Neuf familles, soit au total 49 personnes, ont été obligées de quitter leur village situé dans les collines d’Hébron. Lors d'une discussion de groupe avec sept mères, celles-ci ont fait part du harcèlement et des attaques des colons contre la communauté.
« Tous les jours, toutes les nuits, ils sont venus pointer leurs armes sur nous et nos enfants. Au bout d'une semaine, ils ont brûlé notre maison et nous ont menacés pour que nous partions, en disant “ce ne sont plus vos maisons”. Certaines familles sont parties, et pour celles qui sont restées, le harcèlement s'est aggravé.
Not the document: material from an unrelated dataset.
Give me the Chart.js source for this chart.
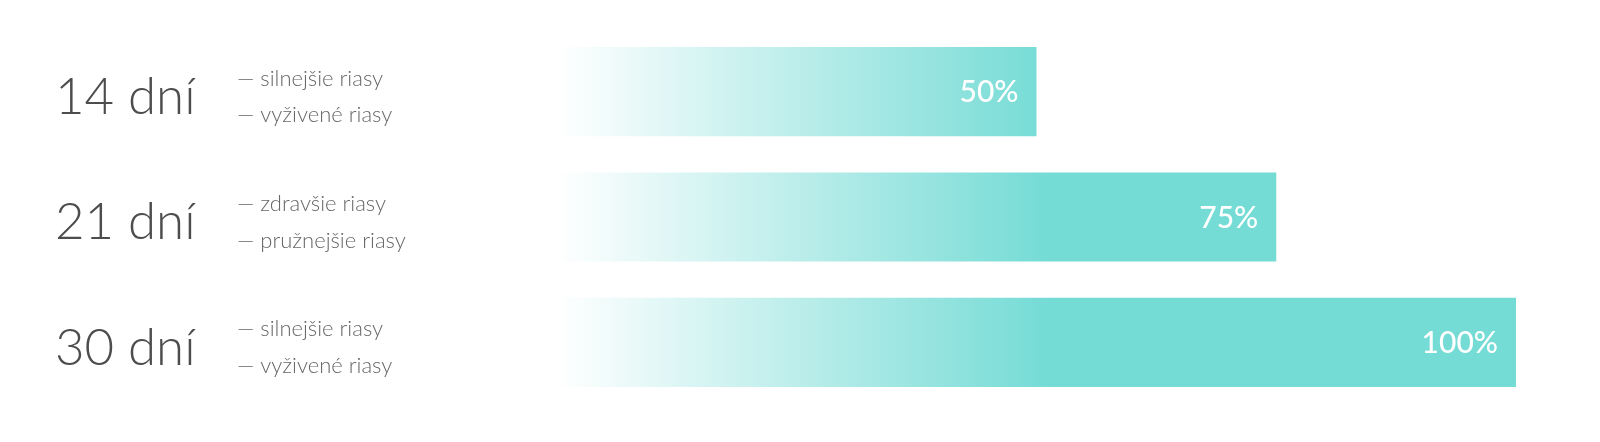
<!DOCTYPE html>
<html>
<head>
<meta charset="utf-8">
<script src="https://cdn.jsdelivr.net/npm/chart.js@4"></script>
<style>
  html, body { margin: 0; padding: 0; background: #fff; }
  #wrap { width: 1600px; height: 442px; }
</style>
</head>
<body>
<div id="wrap"><canvas id="chart"></canvas></div>
<script>
const periods = ['14 dní', '21 dní', '30 dní'];
const effects = [
    ['— silnejšie riasy', '— vyživené riasy'],
    ['— zdravšie riasy', '— pružnejšie riasy'],
    ['— silnejšie riasy', '— vyživené riasy']
];
const percents = [50, 75, 100];

const teal = '#74dbd5';

// fade from white to teal across the left half of the plot
function barFill(context) {
    const area = context.chart.chartArea;
    if (!area) return teal;
    const g = context.chart.ctx.createLinearGradient(area.left, 0, area.left + area.width * 0.515, 0);
    g.addColorStop(0, 'rgba(255,255,255,1)');
    g.addColorStop(1, teal);
    return g;
}

const sideText = {
    id: 'sideText',
    afterDatasetsDraw(chart) {
        const ctx = chart.ctx;
        const y = chart.scales.y;
        const meta = chart.getDatasetMeta(0);
        ctx.save();
        // sub labels next to the period
        ctx.font = '300 22px Lato';
        ctx.fillStyle = '#676767';
        ctx.textAlign = 'left';
        ctx.textBaseline = 'middle';
        effects.forEach((lines, i) => {
            const cy = y.getPixelForValue(i);
            ctx.fillText(lines[0], 237, cy - 13);
            ctx.fillText(lines[1], 237, cy + 23.5);
        });
        // value inside the bar end
        ctx.font = '500 30px Lato';
        ctx.fillStyle = '#ffffff';
        ctx.textAlign = 'right';
        meta.data.forEach((bar, i) => {
            ctx.fillText(percents[i] + '%', bar.x - 18, bar.y + 1);
        });
        ctx.restore();
    }
};

new Chart(document.getElementById('chart').getContext('2d'), {
    type: 'bar',
    data: {
        labels: periods,
        datasets: [{
            data: percents,
            backgroundColor: barFill,
            borderWidth: 0,
            barPercentage: 0.712,
            categoryPercentage: 1
        }]
    },
    options: {
        indexAxis: 'y',
        responsive: true,
        maintainAspectRatio: false,
        animation: false,
        layout: { padding: { left: 55, right: 84, top: 29, bottom: 37 } },
        plugins: {
            legend: { display: false },
            tooltip: { enabled: false }
        },
        scales: {
            x: { min: 0, max: 100, display: false },
            y: {
                grid: { display: false },
                border: { display: false },
                afterFit: scale => {
                    scale.width = 502;
                    scale.paddingTop = 0;
                    scale.paddingBottom = 0;
                },
                ticks: {
                    crossAlign: 'far',
                    labelOffset: 6,
                    color: '#4d4d4d',
                    font: { family: 'Lato', size: 51, weight: '300' }
                }
            }
        }
    },
    plugins: [sideText]
});
</script>
</body>
</html>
Nous avons quitté la maison en pleine nuit, parce que nous avions peur qu'ils brûlent tout. Nous avons dormi dehors sous la pluie et nous sommes revenus le lendemain. Nous avons essayé de résister.
[...]
Le 1er novembre, 30 colons sont venus avec des chiens et les ont lâchés sur nous. Ma fille de deux ans est tombée en essayant de leur échapper. Ils ont tué 10 de nos chiens devant nous en les étouffant. Nous ne pouvions rien faire. Ils nous ont menacés pour que nous partions. Nous n'avions pas le droit de prendre quoi que ce soit. Ils nous ont dit : "Tout est à nous maintenant". Ils n'arrêtaient pas de montrer leur montre pour nous obliger à nous dépêcher, ils nous disaient que nous n'avions que 10 minutes pour partir et ils pointaient leurs armes sur nous. Mon mari essayait de défendre notre maison. Ils ont dit : "C'est notre maison, notre terre", et ils ont pris sa veste et l'ont enfilée. Ils ont menacé de le tuer. Ma fille a pris des photos pour montrer ce qu'ils faisaient, mais ils ont pris son téléphone et ont tout effacé.
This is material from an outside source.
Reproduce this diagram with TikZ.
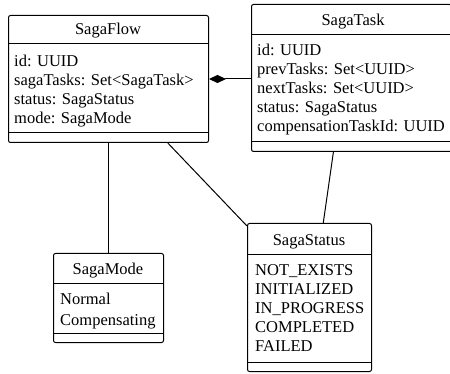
\documentclass[tikz,border=0pt]{standalone}
\usepackage{fontspec}
\setmainfont{Liberation Serif}
\newfontfamily\umlfont{Liberation Serif}
\usetikzlibrary{arrows.meta,calc}
\begin{document}
\begin{tikzpicture}[x=1pt,y=-1pt,
  box/.style={draw,line width=1pt,rounded corners=2pt,anchor=north west,inner sep=0pt},
  sep/.style={line width=1pt},
  conn/.style={line width=1pt},
  txt/.style={anchor=base west,inner sep=0pt,font=\umlfont\fontsize{16.5}{19}\selectfont},
  ttl/.style={anchor=base,inner sep=0pt,font=\umlfont\fontsize{16.5}{19}\selectfont}]
\useasboundingbox (0,0) rectangle (450,374);
% SagaFlow
\node[box,minimum width=200pt,minimum height=127pt] (flow) at (8,15) {};
\draw[sep] (8,44) -- (208,44);
\draw[sep] (8,133) -- (208,133);
\node[ttl] (flowt) at (108,35) {SagaFlow};
\node[txt] (f1) at (14,67) {id: UUID};
\node[txt] (f2) at (14,86) {sagaTasks: Set<SagaTask>};
\node[txt] (f3) at (14,105) {status: SagaStatus};
\node[txt] (f4) at (14,124) {mode: SagaMode};
% SagaTask
\node[box,minimum width=200pt,minimum height=147pt] (task) at (251,4) {};
\draw[sep] (251,35) -- (451,35);
\draw[sep] (251,142) -- (451,142);
\node[ttl] (taskt) at (353,26) {SagaTask};
\node[txt] (t1) at (257,56) {id: UUID};
\node[txt] (t2) at (257,75) {prevTasks: Set<UUID>};
\node[txt] (t3) at (257,94) {nextTasks: Set<UUID>};
\node[txt] (t4) at (257,113) {status: SagaStatus};
\node[txt] (t5) at (257,132) {compensationTaskId: UUID};
% SagaStatus
\node[box,minimum width=124pt,minimum height=148pt] (status) at (247,223) {};
\draw[sep] (247,255) -- (371,255);
\draw[sep] (247,362) -- (371,362);
\node[ttl] (statust) at (309,246) {SagaStatus};
\node[txt] (s1) at (255,275.5) {NOT\_EXISTS};
\node[txt] (s2) at (255,294.5) {INITIALIZED};
\node[txt] (s3) at (255,313.5) {IN\_PROGRESS};
\node[txt] (s4) at (255,332.5) {COMPLETED};
\node[txt] (s5) at (255,351.5) {FAILED};
% SagaMode
\node[box,minimum width=110pt,minimum height=89pt] (mode) at (53,253) {};
\draw[sep] (53,284) -- (163,284);
\draw[sep] (53,333) -- (163,333);
\node[ttl] (modet) at (108,275) {SagaMode};
\node[txt] (m1) at (60,305) {Normal};
\node[txt] (m2) at (60,325) {Compensating};
% connectors
\draw[conn] (mode.north) -- (mode.north |- flow.south);
\draw[conn] ($(flow.south west)!0.795!(flow.south east)$) -- ($(status.north west)+(0,3)$);
\draw[conn] ($(task.south west)!0.41!(task.south east)$) -- ($(status.north west)!0.61!(status.north east)$);
\draw[conn,{Diamond[length=17pt,width=8pt]}-] (flow.east) -- (flow.east -| task.west);
\end{tikzpicture}
\end{document}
Les restrictions de mouvements, les difficultés financières rencontrées pour se procurer des médicaments, la fermeture des cliniques du ministère de la Santé en raison des mesures imposées par les forces israéliennes et les ruptures de médicaments dans les pharmacies ont un impact délétère sur l'accès aux soins en Cisjordanie. Pour de nombreux Palestiniens vivant à Hébron et dans les environs, les blessures physiques, les traumatismes psychologiques et l'accès restreint aux soins médicaux sont une réalité quotidienne.
Cet environnement de plus en plus coercitif et violent a des conséquences graves sur la santé physique et mentale de la population. Au-delà des violences et des blessures physiques, les patients suivis par MSF sont affectés psychologiquement par la violence structurelle directement liée aux « mesures de sécurité » excessives des forces israéliennes.
MSF appelle les autorités israéliennes à garantir l’accès aux soins des Palestiniens d’Hébron ainsi que leur sécurité, ce qui inclut leur protection face aux violences des colons.